Müşterilerinin hiç de hepsi şefkatle Seyit Ağa diye seslendikleri bu ihtiyarın bir zamanlar ünlü ses sanatçısı ve Bakü milyoncusu olmuş Seyit Mirbabayev olduğunu bilmezdi. Gerçek adı Mir Tağı olan bu adam 1867 yılında Bakü'de doğmuş ve sonradan sanatçı gibi ünlenmişti.

Güzel sesiyle kalpleri fetheden Seyit Bakü düğünlerinin yıldızıydı. Sosyete için onu düğünlerinde görmek bir onurdu. Altını, parayı başından saçarlardı. Taş plakları yok satardı. Milyoncu Şıhbabayev'in biricik oğlunun düğünü Seyit'in hayatını kökten değişti. Damadın dayısı:

-         Seyit, babaannemden kalan kuyuyu sana veriyorum. Orada kazma işleri henüz bitmedi. Her şeyi bana bırak. Kuyu petrol verirse, zengin olacaksın.

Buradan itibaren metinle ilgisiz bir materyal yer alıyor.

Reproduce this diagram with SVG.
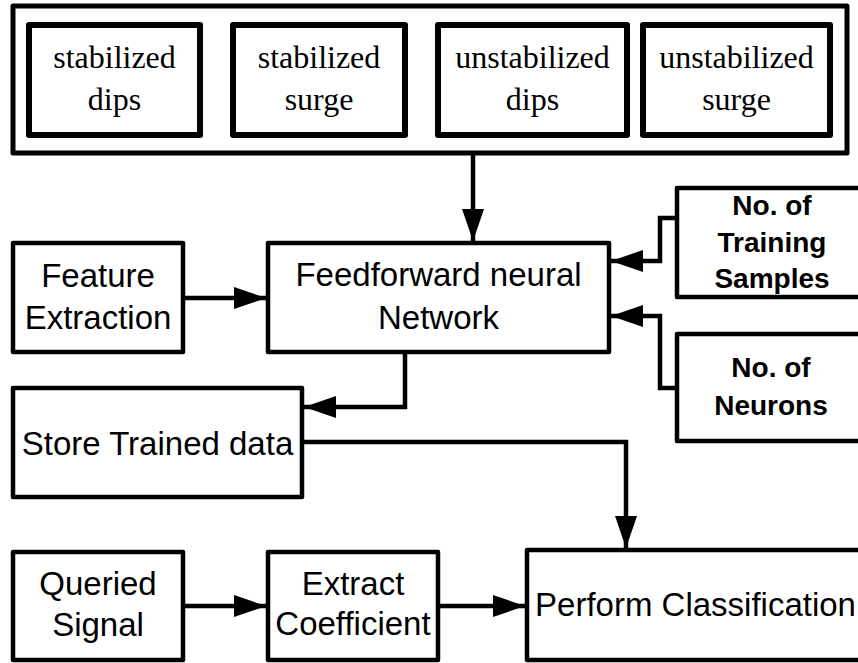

Tüm Bakü bu düğünü anlatıyordu. Çoğu hediye konusunun yalan olduğunu söylüyordu. Fakat az sonra kuyu petrol verdi ve bir gün sanatçı Seyit Milyoncu Seyit Ağaya çevriliverdi.

Petrol paraları Seyit Ağayı çok değiştirdi. Zenginleşen şarkıcı önceleri yaptığı meslekten utanır, plaklarını kırıyordu. Evlenmekten vazgeçen Seyit Tağıyev'in önerisi üzerine Bakü'nün en güzel binalarından birini satın aldı. Fakat bu mülkte yaşamak ona kısmet olmadı. Devrim diğerleri gibi Mirbabayev'i de muhacir hayatı yaşamak zorunda bıraktı.

Seyit'in Paris'e götürdüğü servet bir an önce bitti. İflas etmiş milyoncu Paris'in sokaklarında sefalet içinde dolaşırken Aşurbeyovlar soyunun ünlü temsilcisi Teymur Bey Aşurbeyov'a rastlar. Onu böylesine perişan gören Teymur Bey sesine ve sanatına saygı gösterdiği sanatçıyı Tahran'a götürdü. Kendisi de, çocukları da ona daim saygı gösterdi.

Seyit Mirbabayev kırmak istediği plaklarıysa halkı sanatçıdan değerli hatıra olarak korudu.

... Tahran'ın orta yerindeki bu küçük mekân şimdi ihtiyar sanatçı için Azerbaycan'ın bir parçasıydı. O ömrün vefa etmeyeceğini, yıllarca hasretinde olduğu, canından çok sevdiği Azerbaycan'ı bir daha göremeyeceğini çoktan anlamış. Seyit sonuncu defa Segâhla hıçkırıveriyor: hiçtir Vatansız can...

Seyit Mirbabayev 1953 yılında 86 yaşında Tahran'da vefat etmiş.